Building owners can charge higher rents for skyway-connected properties. The city also has skyway incentives in its zoning code. The city tries to keep standard hours for skyways, but it's hard to enforce and some buildings shut off their skyways unexpectedly.

The larger problem is connecting them to the streets in more obvious ways. Visitors sometimes glance up from the sidewalk to the busy skyway and wonder how they can get into it. City plans have called for improving ground-to-skyway access since the 1980s. The 15-year vision for downtown unveiled last month showed glass elevators lifting pedestrians from the sidewalk.

It's no simple task, however.

"How do you build and maintain that and who monitors it? And it becomes a security situation," City Council Member Lisa Goodman said. "So there's been a lot of resistance to building staircases from the skyways to the sidewalk."

Transitions matter

Rybak appealed to developers of an apartment building on 5th Street and Nicollet to build a skyway with visible connections to the street. The building will feature a two-level lobby that accomplishes the link.

Urban planners and architects hail buildings with more seamless transitions as the future of skyways -- exemplified by the downtown Target store and the IDS Center's Crystal Court. "There are ways to elevate buildings to have the landscape flow into them," said Vincent James, a Minneapolis architect co-authoring a book about skyways around the world. "To shift from one grade to another without the perception that you're just going from one deck to another."

Yet getting people out of the skyways sounds like a hard sell. Lined with tiny eateries and candy shops, they are micro-business incubators, in the view of Council Member Gary Schiff. He favors expanding the system.

In private hands

Changes to the private skyways would depend on the cooperation of their owners. Some in City Hall are considering requiring property owners to observe standard operating hours or create better access as a condition of building a new skyway, but they have little leverage over what's already in place.

Kevin Lewis, executive director of the Greater Minneapolis Building Owners & Managers Association, said changes to existing buildings or mandates on new ones will come at a significant cost to building owners.
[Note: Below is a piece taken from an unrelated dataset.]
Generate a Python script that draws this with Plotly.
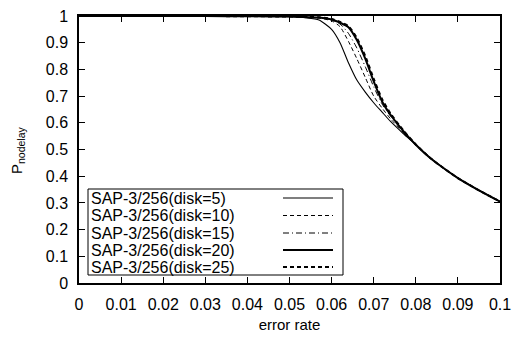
import plotly.graph_objects as go

error_rate = [0, 0.01, 0.02, 0.03, 0.04, 0.05, 0.054, 0.057, 0.06, 0.062, 0.064, 0.066,
              0.068, 0.07, 0.072, 0.074, 0.077, 0.08, 0.083, 0.086, 0.09, 0.095, 0.1]

disk5 = [1, 1, 1, 1, 0.999, 0.997, 0.993, 0.985, 0.95, 0.90, 0.825, 0.76,
         0.715, 0.675, 0.64, 0.605, 0.56, 0.518, 0.474, 0.437, 0.393, 0.347, 0.305]
disk10 = [1, 1, 1, 1, 0.999, 0.998, 0.996, 0.992, 0.982, 0.96, 0.905, 0.84,
          0.77, 0.70, 0.655, 0.615, 0.565, 0.518, 0.474, 0.437, 0.393, 0.347, 0.305]
disk15 = [1, 1, 1, 1, 0.999, 0.998, 0.996, 0.993, 0.985, 0.97, 0.935, 0.88,
          0.81, 0.735, 0.67, 0.625, 0.567, 0.518, 0.474, 0.437, 0.393, 0.347, 0.305]
disk20 = [1, 1, 1, 1, 0.999, 0.998, 0.996, 0.994, 0.987, 0.975, 0.958, 0.91,
          0.84, 0.755, 0.68, 0.63, 0.57, 0.518, 0.474, 0.437, 0.393, 0.347, 0.305]
disk25 = [1, 1, 1, 1, 0.999, 0.998, 0.997, 0.995, 0.989, 0.978, 0.962, 0.918,
          0.85, 0.765, 0.688, 0.635, 0.572, 0.519, 0.474, 0.437, 0.393, 0.347, 0.305]

series_names = ["SAP-3/256(disk=5)", "SAP-3/256(disk=10)", "SAP-3/256(disk=15)",
                "SAP-3/256(disk=20)", "SAP-3/256(disk=25)"]
series_values = [disk5, disk10, disk15, disk20, disk25]
styles = [(1.1, "solid"), (1, "4px,3px"), (1, "6px,3px,1px,3px"), (2, "solid"), (2, "4px,3px")]

x_ticks = [0, 0.01, 0.02, 0.03, 0.04, 0.05, 0.06, 0.07, 0.08, 0.09, 0.1]
x_tick_labels = ["0", "0.01", "0.02", "0.03", "0.04", "0.05", "0.06", "0.07", "0.08", "0.09", "0.1"]
y_ticks = [0, 0.1, 0.2, 0.3, 0.4, 0.5, 0.6, 0.7, 0.8, 0.9, 1]
y_tick_labels = ["0", "0.1", "0.2", "0.3", "0.4", "0.5", "0.6", "0.7", "0.8", "0.9", "1"]

FONT = "Liberation Sans, Arial, sans-serif"
fig = go.Figure()
for name, vals, (w, d) in zip(series_names, series_values, styles):
    fig.add_trace(go.Scatter(x=error_rate, y=vals, mode="lines", name=name,
                             line=dict(color="black", width=w, dash=d, shape="spline", smoothing=0.6),
                             showlegend=False, hoverinfo="skip"))

W, H = 512, 338
L, R, T, B = 79, 12, 16, 55
pw, ph = W - L - R, H - T - B

def px(x):
    return (x - L) / pw

def py(y):
    return (H - B - y) / ph

shapes = []
annotations = []
# legend box
shapes.append(dict(type="rect", xref="paper", yref="paper", x0=px(88), x1=px(343),
                   y0=py(275), y1=py(189), line=dict(color="black", width=1), fillcolor="white"))
row_y = [198, 215.5, 233, 250, 267]
for name, (w, d), ry in zip(series_names, styles, row_y):
    annotations.append(dict(xref="paper", yref="paper", x=px(89), y=py(ry), text=name,
                            showarrow=False, xanchor="left", yanchor="middle",
                            font=dict(family=FONT, size=16, color="black")))
    shapes.append(dict(type="line", xref="paper", yref="paper", x0=px(283), x1=px(333),
                       y0=py(ry), y1=py(ry), line=dict(color="black", width=w, dash=d)))

annotations.append(dict(xref="paper", yref="paper", x=px(17), y=py(150),
                        text="P<sub>nodelay</sub>", showarrow=False, textangle=-90,
                        xanchor="center", yanchor="middle",
                        font=dict(family=FONT, size=15, color="black")))

axis_common = dict(showgrid=False, zeroline=False, showline=True, linecolor="black", linewidth=1.5,
                   mirror="ticks", ticks="inside", ticklen=6, tickcolor="black", tickwidth=1,
                   automargin=False,
                   tickfont=dict(family=FONT, size=16, color="black"))

fig.update_layout(
    width=W, height=H, margin=dict(l=L, r=R, t=T, b=B),
    paper_bgcolor="white", plot_bgcolor="white",
    xaxis=dict(range=[0, 0.1], tickvals=x_ticks, ticktext=x_tick_labels,
               title=dict(text="error rate", font=dict(family=FONT, size=15, color="black"), standoff=8),
               ticklabelstandoff=6, **axis_common),
    yaxis=dict(range=[0, 1], tickvals=y_ticks, ticktext=y_tick_labels,
               ticklabelstandoff=6, **axis_common),
    shapes=shapes, annotations=annotations,
)
fig.write_html("out.html", config={"displayModeBar": False},
               post_script="document.body.style.margin='0';")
Sam Grabarski, president of the Downtown Council, suggests discouraging retail in segments of the skyways, so more of them become strictly thoroughfares to get to stores and restaurants on the street.

One local consultant proposed a radical and likely unpopular solution on his blog -- tear down the skyways. In Sam Newberg's view, visitors see the tunnels in the sky as more of an oddity than a necessity. "We want people to come to town to see the Mill City Museum and the Guthrie," Newberg said. "It's kind of embarrassing that they're coming to see something that's a curiosity."